Ce droit d’exception imposé aux peuples colonisés n’est pas une exception extérieure à l’idée de droit qui soutient la Déclaration des droits de l’Homme du 26 aout 1789 qui est celle de l’universalité, un même droit pour tous. Cette exception est prévue pat la loi fondamentale elle-même, celle de 1848, qui stipule que ces droits [de l’homme] ne s’applique pas aux sujets administrés ou protégés de la France. « La loi ne doit pas être la même pour tous » voilà la formule de Le Cour Grandmaison qui résume l’esprit des codes d’indigénat. Les lois dans les colonies s ont donc soumises à une restriction de territoire et à la qualité des populations, entre colons et indigènes.

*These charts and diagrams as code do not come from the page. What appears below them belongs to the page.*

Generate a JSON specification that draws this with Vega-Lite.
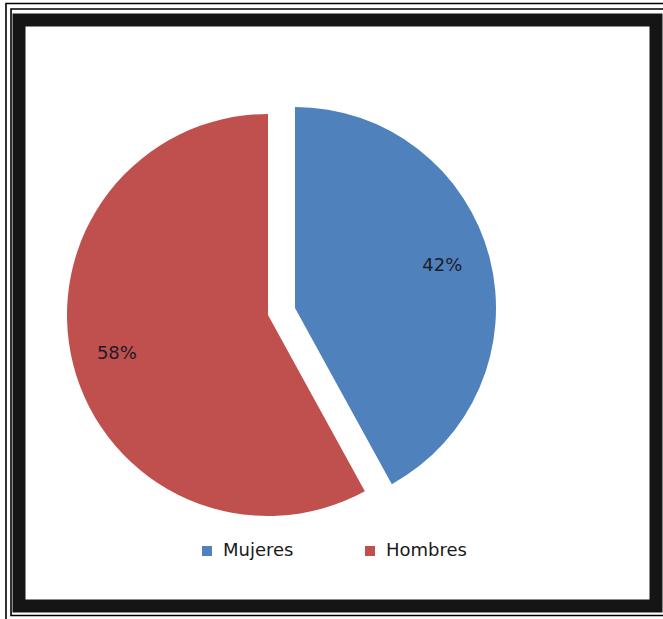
{
  "$schema": "https://vega.github.io/schema/vega-lite/v6.json",
  "width": 637,
  "height": 586,
  "autosize": "none",
  "padding": {"left": 19, "top": 20, "right": 7, "bottom": 13},
  "background": "white",
  "config": {
    "view": {"stroke": null},
    "font": "DejaVu Sans",
    "legend": {
      "orient": "none",
      "legendX": 179,
      "legendY": 522,
      "direction": "horizontal",
      "title": null,
      "symbolType": "square",
      "symbolSize": 100,
      "symbolStrokeWidth": 0,
      "symbolOpacity": 1,
      "labelFont": "DejaVu Sans",
      "labelFontSize": 18,
      "labelColor": "#1a1a1a",
      "labelOffset": 7,
      "columnPadding": 67
    }
  },
  "data": {
    "values": [
      {"sexo": "Mujeres", "valor": 0.42},
      {"sexo": "Hombres", "valor": 0.58}
    ]
  },
  "layer": [
    {
      "data": {"values": [{}]},
      "mark": {"type": "rect", "filled": false, "stroke": "#151515", "strokeWidth": 13,
               "x": 0, "y": 0, "x2": {"expr": "width"}, "y2": {"expr": "height"}},
      "encoding": {}
    },
    {
      "data": {"values": [{}]},
      "mark": {"type": "rect", "filled": false, "stroke": "black", "strokeWidth": 1.6,
               "x": -13, "y": -16.5, "x2": {"expr": "width+20"}, "y2": {"expr": "height+20"}},
      "encoding": {}
    },
    {
      "data": {"values": [{}]},
      "mark": {"type": "rect", "filled": false, "stroke": "black", "strokeWidth": 1.6,
               "x": -8, "y": -11, "x2": {"expr": "width+20"}, "y2": {"expr": "height+9.5"}},
      "encoding": {}
    },
    {
      "mark": {"type": "arc", "x": 249, "y": 295, "outerRadius": 201},
      "encoding": {
        "theta": {"field": "valor", "type": "quantitative", "stack": true},
        "order": {"field": "sexo", "sort": "descending"},
        "color": {"field": "sexo", "type": "nominal",
                  "scale": {"domain": ["Mujeres", "Hombres"], "range": ["#4F81BD", "#C0504D"]}},
        "opacity": {"condition": {"test": "datum.sexo === 'Mujeres'", "value": 0}, "value": 1}
      }
    },
    {
      "mark": {"type": "arc", "x": 276, "y": 288, "outerRadius": 201},
      "encoding": {
        "theta": {"field": "valor", "type": "quantitative", "stack": true},
        "order": {"field": "sexo", "sort": "descending"},
        "color": {"field": "sexo", "type": "nominal",
                  "scale": {"domain": ["Mujeres", "Hombres"], "range": ["#4F81BD", "#C0504D"]}},
        "opacity": {"condition": {"test": "datum.sexo === 'Hombres'", "value": 0}, "value": 1}
      }
    },
    {
      "mark": {"type": "text", "x": 249, "y": 295, "radius": 156, "font": "DejaVu Sans", "fontSize": 18, "color": "#1c1c28"},
      "encoding": {
        "theta": {"field": "valor", "type": "quantitative", "stack": true},
        "order": {"field": "sexo", "sort": "descending"},
        "text": {"field": "valor", "type": "quantitative", "format": ".0%"},
        "opacity": {"condition": {"test": "datum.sexo === 'Mujeres'", "value": 0}, "value": 1}
      }
    },
    {
      "mark": {"type": "text", "x": 276, "y": 288, "radius": 152, "font": "DejaVu Sans", "fontSize": 18, "color": "#1c1c28", "dy": -4},
      "encoding": {
        "theta": {"field": "valor", "type": "quantitative", "stack": true},
        "order": {"field": "sexo", "sort": "descending"},
        "text": {"field": "valor", "type": "quantitative", "format": ".0%"},
        "opacity": {"condition": {"test": "datum.sexo === 'Hombres'", "value": 0}, "value": 1}
      }
    }
  ]
}
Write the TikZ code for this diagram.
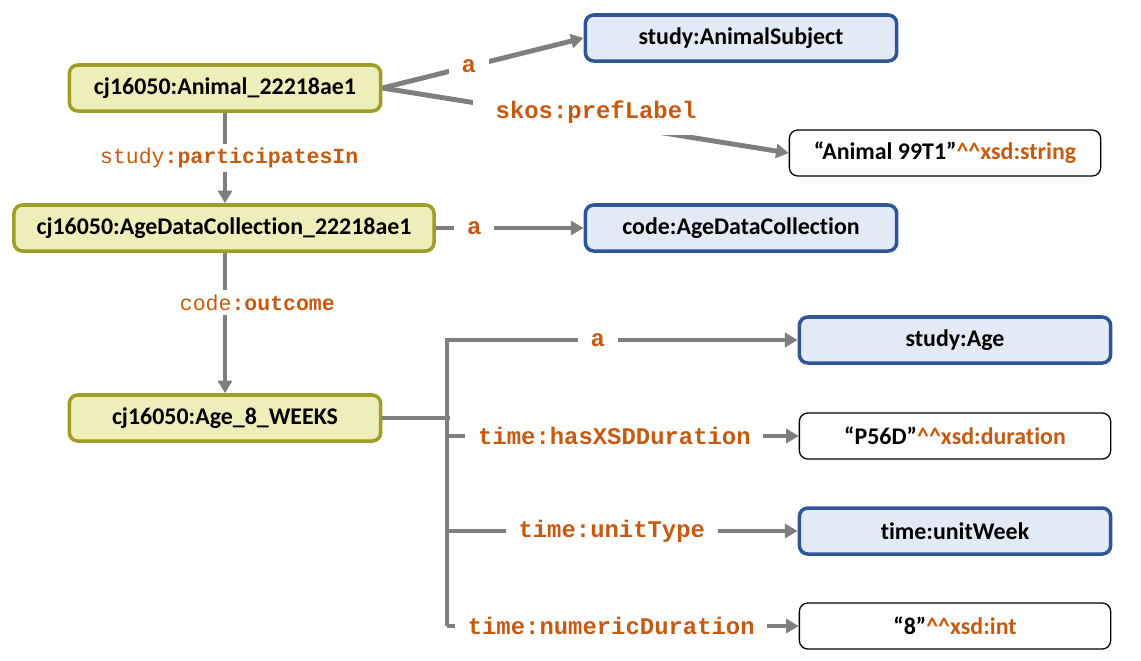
\documentclass[tikz,border=0pt]{standalone}
\usepackage{fontspec}
\setmainfont{Carlito}[Ligatures=NoCommon]
\newfontfamily\codefont{Liberation Mono}
\usetikzlibrary{arrows.meta}
\definecolor{instline}{RGB}{158,158,38}\definecolor{instfill}{RGB}{238,238,186}
\definecolor{clsline}{RGB}{47,85,151}\definecolor{clsfill}{RGB}{226,234,246}
\definecolor{propcol}{RGB}{197,90,17}\definecolor{relgray}{RGB}{127,127,127}
\newcommand\xsd[1]{\textcolor{propcol}{\textasciicircum\textasciicircum xsd:#1}}
\begin{document}
\begin{tikzpicture}[x=.025cm,y=-.025cm,font=\bfseries\fontsize{17}{20}\selectfont,
box/.style={rounded corners=6pt,minimum width=7.78cm,minimum height=1.15cm,inner sep=2pt},
inst/.style={box,draw=instline,fill=instfill,line width=2.5pt},
cls/.style={box,draw=clsline,fill=clsfill,line width=2.5pt},
lit/.style={box,draw,line width=.9pt},
rel/.style={draw=relgray,line width=3.5pt,-{Triangle[length=9pt,width=10pt]}},
prop/.style={text=propcol,fill=white,inner xsep=9pt,inner ysep=3pt,font=\codefont\bfseries\fontsize{17}{19}\selectfont},
subprop/.style={prop,font=\codefont\bfseries\fontsize{15.3}{17}\selectfont}]
\useasboundingbox(0,0)rectangle(1141,660);
\node[inst](animal)at(225,88){cj16050:Animal\_22218ae1};\node[inst,minimum width=10.5cm](adc)at(224,228){cj16050:AgeDataCollection\_22218ae1};\node[inst](age)at(225,418){cj16050:Age\_8\_WEEKS};
\node[cls](subj)at(741,38){study:AnimalSubject};\node[lit](name)at(945,153){“Animal 99T1”\xsd{string}};\node[cls](adcc)at(741,228){code:AgeDataCollection};
\node[cls](agec)at(955,340){study:Age};\node[lit](dur)at(955,436){“P56D”\xsd{duration}};\node[cls](week)at(955,531){time:unitWeek};\node[lit](num)at(955,626){“8”\xsd{int}};
\coordinate(bus)at(447,418);
\draw[rel](animal.east)--node[prop,pos=.43]{a}(subj.west);
\draw[rel](animal.east)--node[prop,pos=.526,yshift=7pt,inner xsep=16pt,inner ysep=8pt]{skos:prefLabel}(name.west);
\draw[rel](animal.south)--node[subprop,xshift=3pt]{{\mdseries study}:participatesIn}(animal.south|-adc.north);
\draw[rel](adc.east)--node[prop,pos=.26]{a}(adcc.west);
\draw[rel](age.north|-adc.south)--node[subprop,pos=.355,xshift=23pt,inner xsep=2pt]{{\mdseries code}:outcome}(age.north);
% right hand branches of the age node
\draw[relgray,line width=3.5pt](age.east)--([xshift=2pt]bus);
\draw[rel](num.west-|bus)--(agec.west-|bus)--node[prop,pos=.43]{a}(agec.west);
\draw[rel](dur.west-|bus)--node[prop,pos=.476]{time:hasXSDDuration}(dur.west);
\draw[rel](week.west-|bus)--node[prop,pos=.47]{time:unitType}(week.west);
\draw[rel](num.west-|bus)--node[prop,pos=.467]{time:numericDuration}(num.west);
\end{tikzpicture}
\end{document}
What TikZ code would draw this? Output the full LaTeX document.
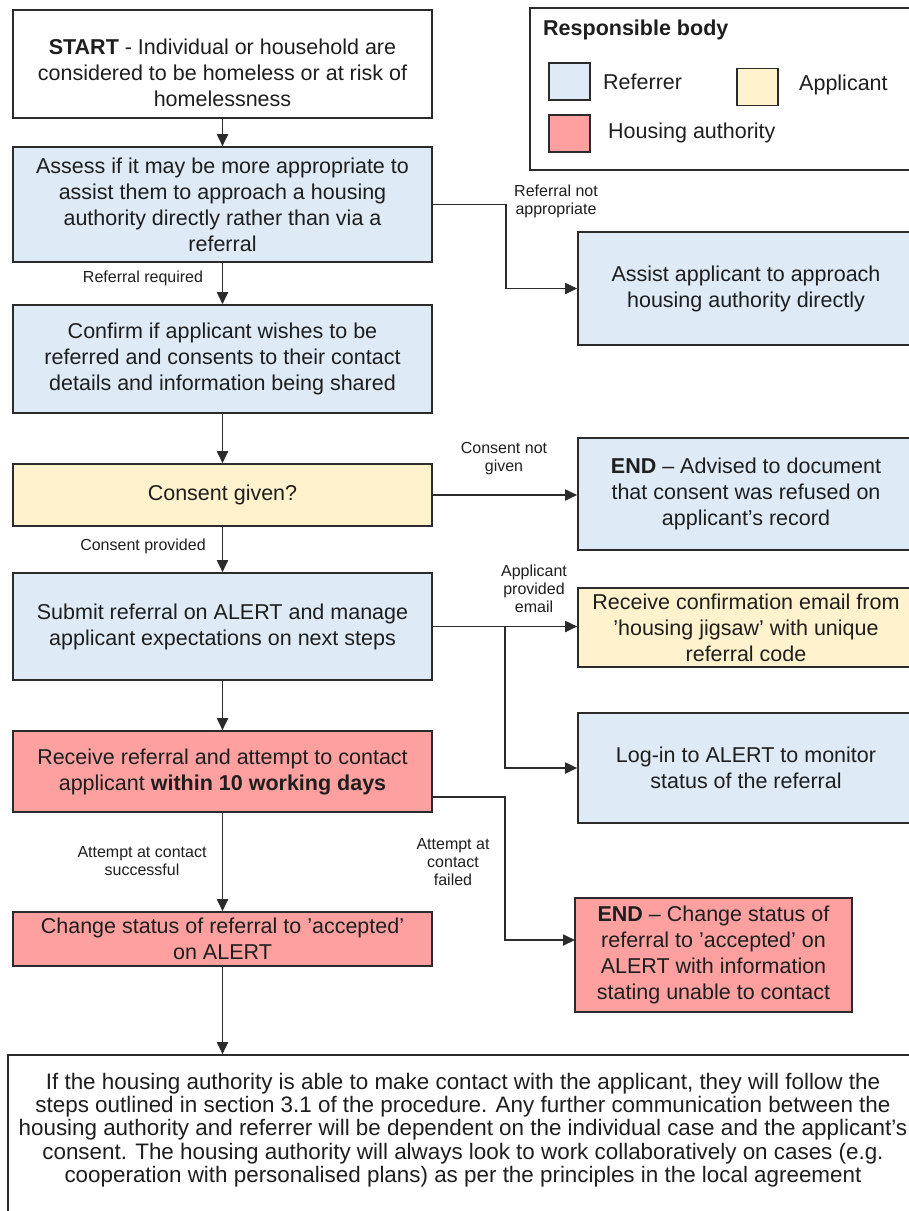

Les législateurs français, (puis les autres, israéliens, US, anglais) sont arrivés à percevoir la monstruosité de ces lois tout en les justifiant, sur la base d’une discrimination raciale. Les mœurs, la culture, la religion du sauvage ou du barbare sont pour ces législateurs autant d’obstacles qui leur interdisent de « comprendre la portée des principes » issus de la révolution française. Ils ont besoin d’un « bon tyran » qui supplée à leur manque de jugement. Cette même thèse se retrouvera sous la plume de Mannoni à propos de l’attente d’un guide blanc par les indigènes de Madagascar.
Plus profond encore, selon ces théoriciens des législations coloniales d’exception, l’application des principes universels butent sur la réalité d’une « existence de races différentes et hiérarchiquement situées les unes par rapports aux autres ». « Ces races inférieures » ne sauraient d’ailleurs utiliser les dispositions du droit de la métropole, elles qui ne comprennent que le chef dont la force est manifeste et se manifeste par la capacité à punir. C’est d’ailleurs pour cela que pour ces milieux, l’indépendance politique autant que les droits universels, sont hors de portée de ces indigènes. Ils ne sauraient que faire de l’une et des autres.
C’est bien pour cette raison que ces lois d’exception ont largement débordés de leur contexte colonial chronologique. Elles sont l’expression d’un ordre de l’idéologie qui englobe tout à la fois le colonialisme que l’esclavagisme : le racisme.